Friday 13 June 2008

The ups and downs of recovery!

I've been in recovery for 3 years, there's been ups and there's been downs during this time. Life is that way, there couldn't possibly be another way of living as there's so much out of our personal control. It took me a little while to realise this as when ever tough times had come along in previous non-using times, I had gone straight back to using. I had no other way of dealing with the crap, life threw at me.


The problem was I saw myself as a victim and that I had it hard. The truth is I made life choices at a young age that I was now paying for, I myself was not a victim of anyone but myself. When this finally sank in with me, I knew that I had to stop moping around and take responsibility for my responses to these things that came at me in life, the good, the bad and the ugly, and try to deal with them in a positive fashion. I was only able to do this with support from others in recovery alongside professional support/direction.

Just realising that I had options in the choices I made, i.e. to use or not essentially, was like being set free in itself, and it laid the foundations for me to build my recovery on.

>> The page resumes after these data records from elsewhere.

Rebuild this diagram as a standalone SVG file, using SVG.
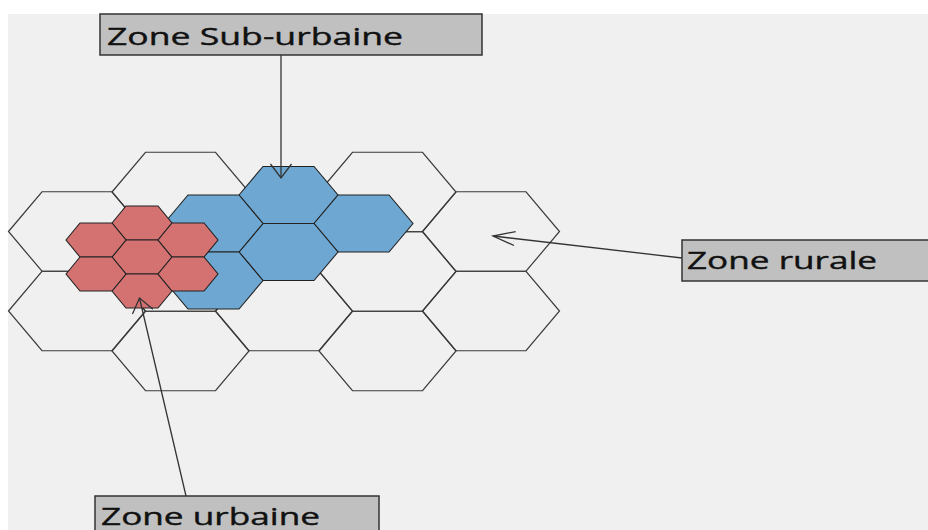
<svg xmlns="http://www.w3.org/2000/svg" xmlns:xlink="http://www.w3.org/1999/xlink" width="928" height="530" viewBox="0 0 928 530">
  <style>
    .cell-rural { fill: none; stroke: #3a3a3a; stroke-width: 1.2; }
    .cell-suburb { fill: #6ea7d1; stroke: #222; stroke-width: 1.1; }
    .cell-urban { fill: #d47272; stroke: #222; stroke-width: 1.1; }
    .label-box { fill: #c0c0c0; stroke: #333; stroke-width: 1.5; }
    .label-text { font-family: "Open Sans", "Noto Sans", "DejaVu Sans", sans-serif; font-size: 24px; fill: #111; stroke: #111; stroke-width: 0.4; }
    .pointer { fill: none; stroke: #333; stroke-width: 1.3; }
  </style>
  <defs>
    <!-- flat-topped hexagons in three sizes, centred on the origin -->
    <path id="hexLarge" d="M-68.5,0 L-35,-39.75 L35,-39.75 L68.5,0 L35,39.75 L-35,39.75 Z"/>
    <path id="hexMedium" d="M-49.5,0 L-25.5,-28.5 L25.5,-28.5 L49.5,0 L25.5,28.5 L-25.5,28.5 Z"/>
    <path id="hexSmall" d="M-30,0 L-16,-17 L16,-17 L30,0 L16,17 L-16,17 Z"/>
    <marker id="headWide" viewBox="-16 -12 18 24" refX="0" refY="0" markerWidth="18" markerHeight="24" markerUnits="userSpaceOnUse" orient="auto">
      <path d="M-14,-10.5 L0,0 L-14,10.5" fill="none" stroke="#333" stroke-width="1.3"/>
    </marker>
    <marker id="headNarrow" viewBox="-24 -9 26 18" refX="0" refY="0" markerWidth="26" markerHeight="18" markerUnits="userSpaceOnUse" orient="auto">
      <path d="M-22,-7 L0,0 L-22,7" fill="none" stroke="#333" stroke-width="1.3"/>
    </marker>
  </defs>

  <!-- canvas -->
  <rect x="0" y="0" width="928" height="530" fill="#ffffff"/>
  <rect x="8" y="14" width="920" height="516" fill="#f0f0f0"/>

  <!-- rural zone: large cells -->
  <g id="zone-rurale-cells">
    <use xlink:href="#hexLarge" class="cell-rural" x="77" y="231.5"/>
    <use xlink:href="#hexLarge" class="cell-rural" x="77" y="311"/>
    <use xlink:href="#hexLarge" class="cell-rural" x="180.5" y="192"/>
    <use xlink:href="#hexLarge" class="cell-rural" x="180.5" y="271.5"/>
    <use xlink:href="#hexLarge" class="cell-rural" x="180.5" y="351"/>
    <use xlink:href="#hexLarge" class="cell-rural" x="284" y="231.5"/>
    <use xlink:href="#hexLarge" class="cell-rural" x="284" y="311"/>
    <use xlink:href="#hexLarge" class="cell-rural" x="387.5" y="192"/>
    <use xlink:href="#hexLarge" class="cell-rural" x="387.5" y="271.5"/>
    <use xlink:href="#hexLarge" class="cell-rural" x="387.5" y="351"/>
    <use xlink:href="#hexLarge" class="cell-rural" x="491" y="231.5"/>
    <use xlink:href="#hexLarge" class="cell-rural" x="491" y="311"/>
  </g>

  <!-- suburban zone: medium cells -->
  <g id="zone-suburbaine-cells">
    <use xlink:href="#hexMedium" class="cell-suburb" x="288.5" y="195"/>
    <use xlink:href="#hexMedium" class="cell-suburb" x="363.5" y="223.5"/>
    <use xlink:href="#hexMedium" class="cell-suburb" x="288.5" y="252"/>
    <use xlink:href="#hexMedium" class="cell-suburb" x="213.5" y="223.5"/>
    <use xlink:href="#hexMedium" class="cell-suburb" x="213.5" y="280.5"/>
  </g>

  <!-- urban zone: small cells -->
  <g id="zone-urbaine-cells">
    <use xlink:href="#hexSmall" class="cell-urban" x="142" y="223"/>
    <use xlink:href="#hexSmall" class="cell-urban" x="142" y="257"/>
    <use xlink:href="#hexSmall" class="cell-urban" x="142" y="291"/>
    <use xlink:href="#hexSmall" class="cell-urban" x="96" y="240"/>
    <use xlink:href="#hexSmall" class="cell-urban" x="96" y="274"/>
    <use xlink:href="#hexSmall" class="cell-urban" x="188" y="240"/>
    <use xlink:href="#hexSmall" class="cell-urban" x="188" y="274"/>
  </g>

  <!-- callout pointers -->
  <g id="connectors">
    <line class="pointer" x1="281" y1="55" x2="281" y2="178" marker-end="url(#headWide)"/>
    <line class="pointer" x1="682" y1="258" x2="493" y2="236" marker-end="url(#headNarrow)"/>
    <line class="pointer" x1="186" y1="496" x2="139.5" y2="298" marker-end="url(#headWide)"/>
  </g>

  <!-- labels -->
  <g id="label-suburbaine">
    <rect class="label-box" x="100" y="14" width="382" height="41"/>
    <text class="label-text" x="107" y="45" textLength="296" lengthAdjust="spacingAndGlyphs">Zone Sub-urbaine</text>
  </g>
  <g id="label-rurale">
    <rect class="label-box" x="682" y="240" width="250" height="41"/>
    <text class="label-text" x="687" y="269" textLength="190" lengthAdjust="spacingAndGlyphs">Zone rurale</text>
  </g>
  <g id="label-urbaine">
    <rect class="label-box" x="95" y="496" width="284" height="40"/>
    <text class="label-text" x="101" y="525" textLength="219" lengthAdjust="spacingAndGlyphs">Zone urbaine</text>
  </g>
</svg>
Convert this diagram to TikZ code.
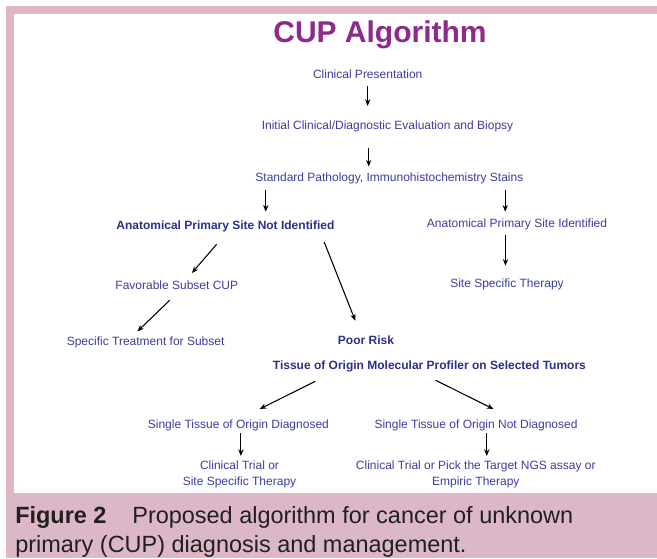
\documentclass[tikz,border=0pt]{standalone}
\usepackage{fontspec}
\setmainfont{Liberation Sans}
\usetikzlibrary{arrows.meta,calc}
\definecolor{cuppurple}{HTML}{8E2A8C}
\definecolor{cupblue}{HTML}{3D3D9E}
\definecolor{cupnavy}{HTML}{2E2F8A}
\definecolor{cuppink}{HTML}{DBB7C7}
\definecolor{cupink}{HTML}{231F20}
\tikzset{
  lbl/.style={font=\fontsize{9}{11.5}\selectfont, color=cupblue, inner sep=0pt, align=center},
  one/.style={lbl, text height=6.5pt, text depth=1.8pt},
  bld/.style={one, font=\fontsize{9}{11.5}\selectfont\bfseries, color=cupnavy},
  arr/.style={-{Stealth[length=5pt,width=4pt]}, line width=0.8pt, color=black},
  capt/.style={anchor=base west, inner sep=0pt, font=\fontsize{17.6}{21}\selectfont, color=cupink},
}

\begin{document}
\begin{tikzpicture}[x=0.75pt,y=-0.75pt]
  \useasboundingbox (0,0) rectangle (657,558);
  \fill[white] (0,0) rectangle (657,558);
  \fill[cuppink] (6,6) rectangle (657,558);
  \fill[white] (14,14) rectangle (657,493);
  % title
  \node[anchor=base, inner sep=0pt, font=\fontsize{22.5}{26}\selectfont\bfseries, color=cuppurple] (title) at (380,42.7) {CUP Algorithm};
  % main column
  \node[one] (clin) at (367.7,75) {Clinical Presentation};
  \node[one] (init) at (387.5,126.7) {Initial Clinical/Diagnostic Evaluation and Biopsy};
  \node[one] (std) at (389.4,178.3) {Standard Pathology, Immunohistochemistry Stains};
  % site branches
  \node[bld] (apsni) at (225.4,226) {Anatomical Primary Site Not Identified};
  \node[one] (apsi) at (517,224) {Anatomical Primary Site Identified};
  \node[one] (sst) at (507,284) {Site Specific Therapy};
  \node[one] (fav) at (176.8,286) {Favorable Subset CUP};
  \node[one] (spec) at (145.6,342.7) {Specific Treatment for Subset};
  \node[bld] (poor) at (366,341) {Poor Risk};
  \node[bld] (toomp) at (429.4,366.7) {Tissue of Origin Molecular Profiler on Selected Tumors};
  % tissue of origin
  \node[one] (stod) at (238.4,425) {Single Tissue of Origin Diagnosed};
  \node[one] (stond) at (476,425) {Single Tissue of Origin Not Diagnosed};
  \node[lbl] (ct1) at (239.5,474.5) {Clinical Trial or\\Site Specific Therapy};
  \node[lbl] (ct2) at (475.8,474.5) {Clinical Trial or Pick the Target NGS assay or\\Empiric Therapy};
  % arrows
  \draw[arr] ($(clin.south)+(0,5.5)$) -- ($(clin.south |- init.north)+(0,-15)$);
  \draw[arr] ($(init.south)+(-18.8,15)$) -- ($(init.south |- std.north)+(-18.8,-6)$);
  \draw[arr] ($(std.south west)+(10.6,6)$) -- ($(std.south west |- apsni.north)+(10.6,-8.5)$);
  \draw[arr] ($(std.south east)+(-18.4,6)$) -- ($(std.south east |- apsi.north)+(-18.4,-6.5)$);
  \draw[arr] ($(apsi.south)+(-11.5,5.5)$) -- ($(apsi.south |- sst.north)+(-11.5,-12.5)$);
  \draw[arr] ($(apsni.south)+(-8.8,12.5)$) -- ($(fav.north)+(15.1,-7.2)$);
  \draw[arr] ($(fav.south)+(-7.1,8.5)$) -- ($(spec.north)+(-8.2,-5.5)$);
  \draw[arr] ($(apsni.south east)+(-10.5,10.2)$) -- ($(poor.north)+(-10.7,-14.5)$);
  \draw[arr] ($(toomp.south west)+(42.6,8.8)$) -- ($(stod.north)+(21.3,-10.2)$);
  \draw[arr] ($(toomp.south)+(6.3,7.8)$) -- ($(stond.north)+(17.5,-10.2)$);
  \draw[arr] ($(stod.south)+(2.5,2)$) -- ($(stod.south |- ct1.north)+(2.5,-5)$);
  \draw[arr] ($(stond.south)+(10.8,2)$) -- ($(stond.south |- ct2.north)+(10.8,-5)$);
  % caption
  \node[capt] (cap1) at (15,523) {\textbf{Figure 2}\hspace{1.1em}Proposed algorithm for cancer of unknown};
  \node[capt] (cap2) at (15,552) {primary (CUP) diagnosis and management.};
\end{tikzpicture}
\end{document}
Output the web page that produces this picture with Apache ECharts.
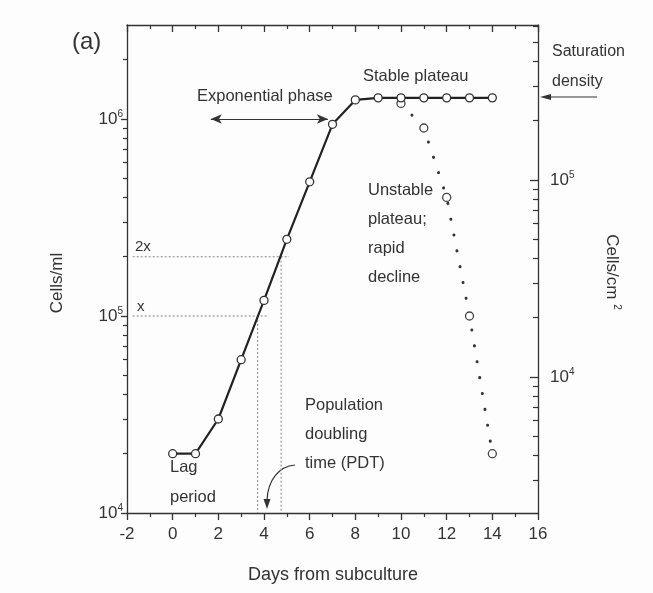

Thank you to everyone who played a part in helping me to realise my potential.

3 comments:

Anonymous said...

What a great blog this is! I love the refreshing honesty. Recovery obviously isnt easy. If it was we'd have been here years ago and we would have recovery communiteies and communities of recovery all over the UK but with people like yourself showing the way people will follow. You are an "Ambassador of Recovery". The point about victim(ology)is so well made. As the old AA saying goes: "Poor Me, Poor me = Pour me another drink". Mark Gilman

Anonymous said...

I agree completely...your life IS in your own hands.
Though it's not easy to do it on your own(thats where organisations such as Wired In really have a part to play)ultimately it is YOUR choice whether to use or not.
Keep up the good work Kev as you are an inspiration to those still struggling.
You have a great life ahead of you.

Anonymous said...

There are huge recovery communities all over the world and this has been the case for decades.
I myself first got clean in the eighties and was in recovery both in london and Sydney, there were large and strong recovery communities then and still are in both cities.I relapsed for several years in the 90s and came back into recovery quite a few years ago now. There are hundreds of NA,CA and AA meetings in london every week and many more around the country. I have met some amazing people over the years and made some very special friends. Without the support that fellowship and like-minded people have given me I would possibly have had a very different life, one blighted by continuing addiction, despair, dependency on clinics and misinformed keyworkers and repeated visits to detoxes and other drug services, my daughter would have been taken into local authority care, I would undoubtably be in a relationship with another using addict, inextricably enmeshed and dependent on each other and calling it love whilst watching each other through the haze of the concoction of drugs I so loved to use, slowly kill ourselves. The other distinct possibility of course is that I would be dead and buried long ago like so many of the people I started using with. There were many near misses - My luck would have run out eventually.
There is no doubt in my mind that the therapuetic value of one addict helping another addict is without parallel.
I agree we have to commit ourselves to life and all it's ups and downs, we cannot remain a victim of our past if we want to remain in recovery. What I have learn't is that in order to do this I have had to address the underlying issues that were why I used drugs in the first place. I have only been able to get to the point where I fully recognise the need to this by being regularly around other recovering people, their courage, honesty and love to themselves and each other.